_Directive_
Print word for word the first line of the listing below and every line after it, through the line with "local_top = [118.5, 10.8]". Leave out the pictures and the rest.

····················

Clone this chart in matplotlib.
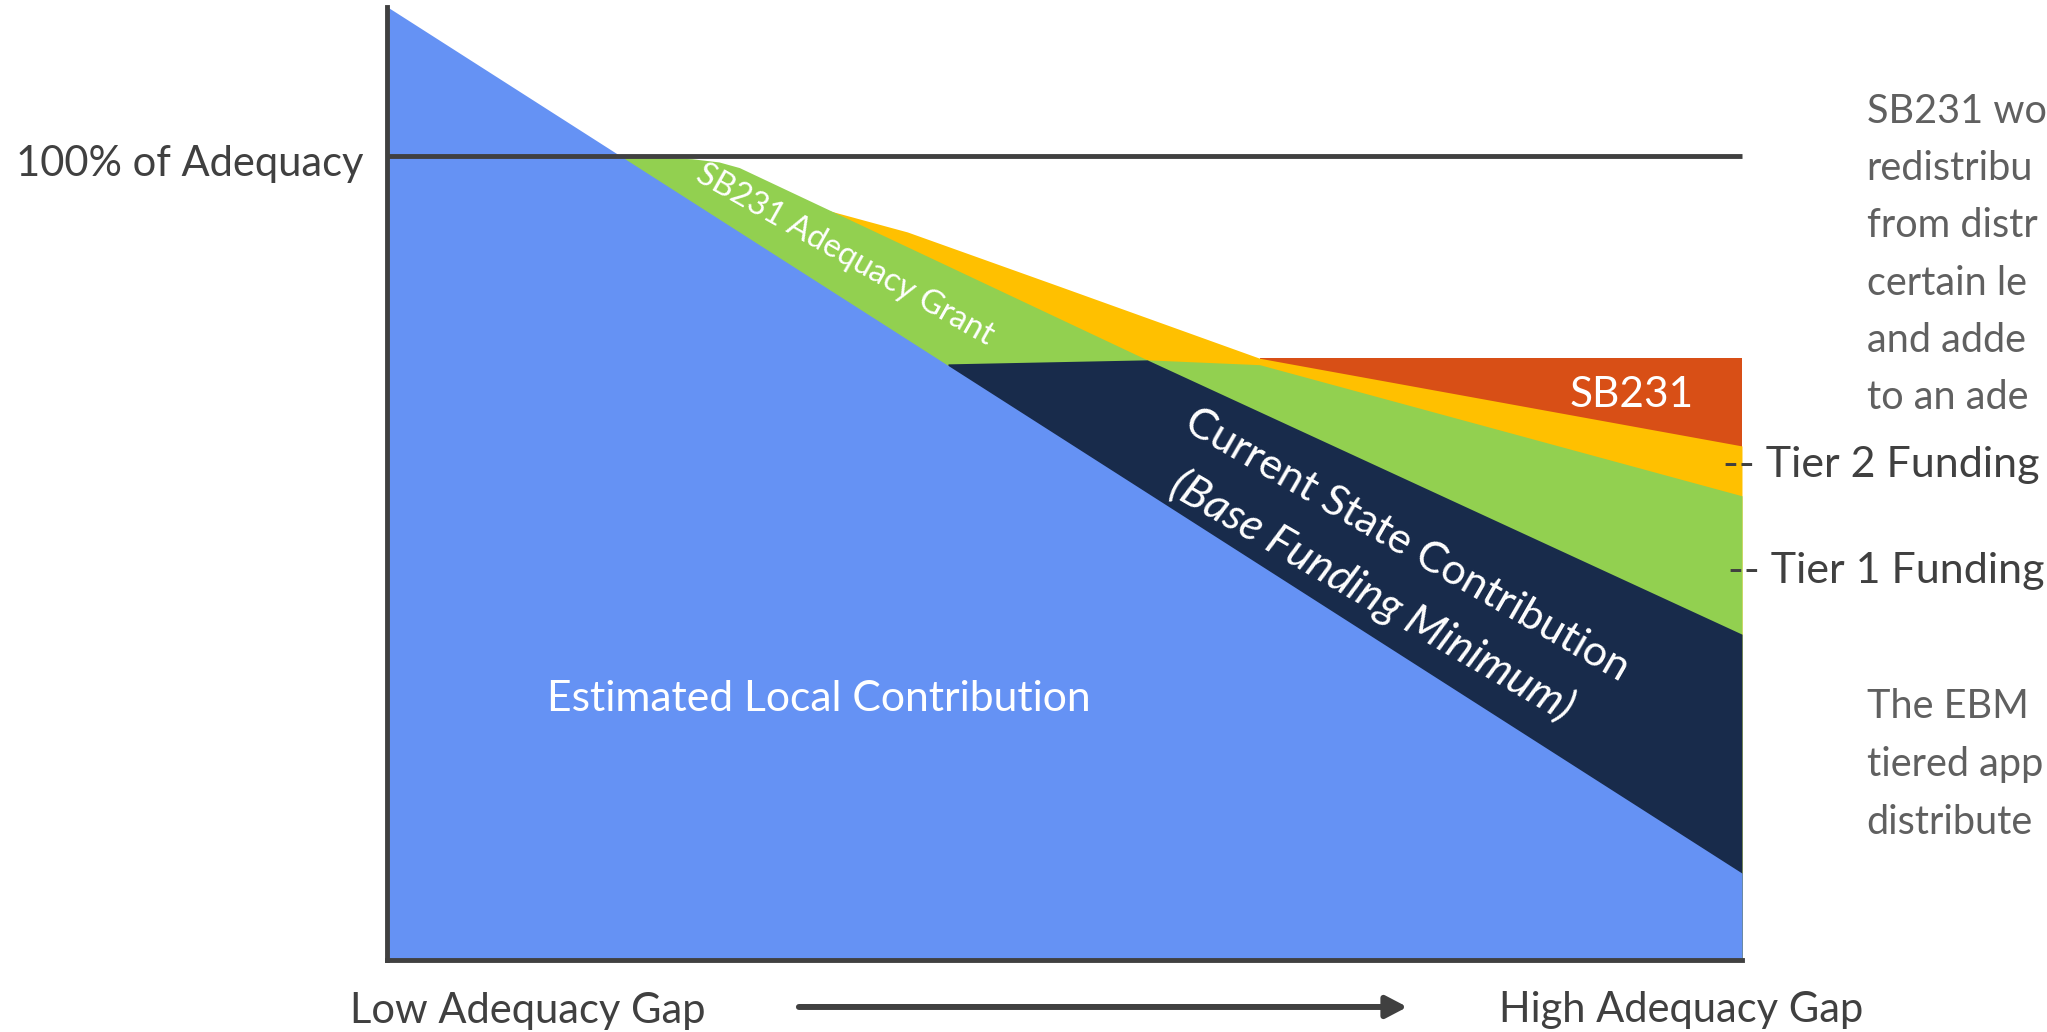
import matplotlib
matplotlib.use("Agg")
import matplotlib.pyplot as plt

plt.rcParams["font.family"] = ["Lato", "DejaVu Sans"]

# boundary curves (x: adequacy gap 0-100, y: % of adequacy)
local_x = [0, 100]
local_top = [118.5, 10.8]

base_x = [41.4, 56.1, 100]
base_top = [74.1, 74.6, 40.5]

grant_x = [16.9, 22.5, 24.5, 26.0, 56.1, 64.4, 100]
grant_top = [100.0, 99.6, 99.2, 98.5, 74.6, 74.0, 57.7]

tier2_x = [32.5, 38.4, 49.7, 64.4, 100]
tier2_top = [93.2, 90.5, 83.7, 74.8, 63.9]

sb231_x = [64.4, 100]
sb231_top = [74.8, 74.8]

# side notes, cut off at the slide edge in the original
upper_note = ["SB231 wo", "redistribu", "from distr", "certain le",
              "and adde", "to an ade"]
lower_note = ["The EBM", "tiered app", "distribute"]

BLUE = "#6592F4"
NAVY = "#182B4B"
GREEN = "#92D050"
YELLOW = "#FFC000"
RED = "#D84F16"
DARK = "#404040"
GREY = "#606060"


def main() -> None:
    fig = plt.figure(figsize=(20.47, 10.32), dpi=100)
    ax = fig.add_axes([0, 0, 1, 1])
    ax.set_xlim(-28.56, 122.51)
    ax.set_ylim(-8.95, 119.33)
    ax.axis("off")

    # painter's order: each band filled down to 0, lower bands on top
    ax.fill_between(sb231_x, 0, sb231_top, color=RED, lw=0, zorder=1)
    ax.fill_between(tier2_x, 0, tier2_top, color=YELLOW, lw=0, zorder=2)
    ax.fill_between(grant_x, 0, grant_top, color=GREEN, lw=0, zorder=3)
    ax.fill_between(base_x, 0, base_top, color=NAVY, lw=0, zorder=4)
    ax.fill_between(local_x, 0, local_top, color=BLUE, lw=0, zorder=5)

    # axes and 100% line
    ax.plot([0, 0], [0, local_top[0]], color=DARK, lw=3.5, zorder=10,
            solid_capstyle="projecting")
    ax.plot([0, 100], [0, 0], color=DARK, lw=3.5, zorder=10,
            solid_capstyle="projecting")
    ax.plot([0, 100], [100, 100], color=DARK, lw=3.5, zorder=10,
            solid_capstyle="butt")

    ax.annotate("", xy=(75.3, -5.84), xytext=(30.4, -5.84),
                arrowprops=dict(arrowstyle="-|>,head_length=0.42,head_width=0.22",
                                lw=4.3, color=DARK, mutation_scale=30,
                                shrinkA=0, shrinkB=0))

    ax.text(-1.77, 97.45, "100% of Adequacy", ha="right", va="baseline",
            fontsize=30, color=DARK)
    ax.text(-2.73, -7.83, "Low Adequacy Gap", ha="left", va="baseline",
            fontsize=30, color=DARK)
    ax.text(82.07, -7.71, "High Adequacy Gap", ha="left", va="baseline",
            fontsize=30, color=DARK)

    ax.text(11.8, 30.95, "Estimated Local Contribution", ha="left",
            va="baseline", fontsize=30.7, color="white", zorder=12)
    ax.text(87.3, 68.7, "SB231", ha="left", va="baseline", fontsize=30.5,
            color="white", zorder=12)
    ax.text(33.8, 87.6, "SB231 Adequacy Grant", ha="center", va="center",
            rotation=-29.5, rotation_mode="anchor", fontsize=23.5,
            color="white", zorder=12)
    ax.text(75.3, 51.6, "Current State Contribution", ha="center",
            va="center", rotation=-30, rotation_mode="anchor", fontsize=31,
            color="white", zorder=12)
    ax.text(72.7, 45.3, "(Base Funding Minimum)", ha="center", va="center",
            rotation=-30, rotation_mode="anchor", fontsize=32,
            style="italic", color="white", zorder=12)

    ax.text(98.6, 61.5, "-- Tier 2 Funding", ha="left", va="center",
            fontsize=31, color=DARK, zorder=12)
    ax.text(98.97, 48.35, "-- Tier 1 Funding", ha="left", va="center",
            fontsize=31, color=DARK, zorder=12)

    upper_base = [104.1, 96.95, 89.87, 82.66, 75.57, 68.44]
    for line, yb in zip(upper_note, upper_base):
        ax.text(109.2, yb, line, ha="left", va="baseline", fontsize=28.5,
                color=GREY)
    lower_base = [30.08, 22.87, 15.7]
    for line, yb in zip(lower_note, lower_base):
        ax.text(109.2, yb, line, ha="left", va="baseline", fontsize=28.5,
                color=GREY)

    fig.savefig("out.png", dpi=100, facecolor="white")


if __name__ == "__main__":
    main()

····················

_Reply to the exercise_
Clone this chart in matplotlib.
import matplotlib
matplotlib.use("Agg")
import matplotlib.pyplot as plt

plt.rcParams["font.family"] = ["Lato", "DejaVu Sans"]

# boundary curves (x: adequacy gap 0-100, y: % of adequacy)
local_x = [0, 100]
local_top = [118.5, 10.8]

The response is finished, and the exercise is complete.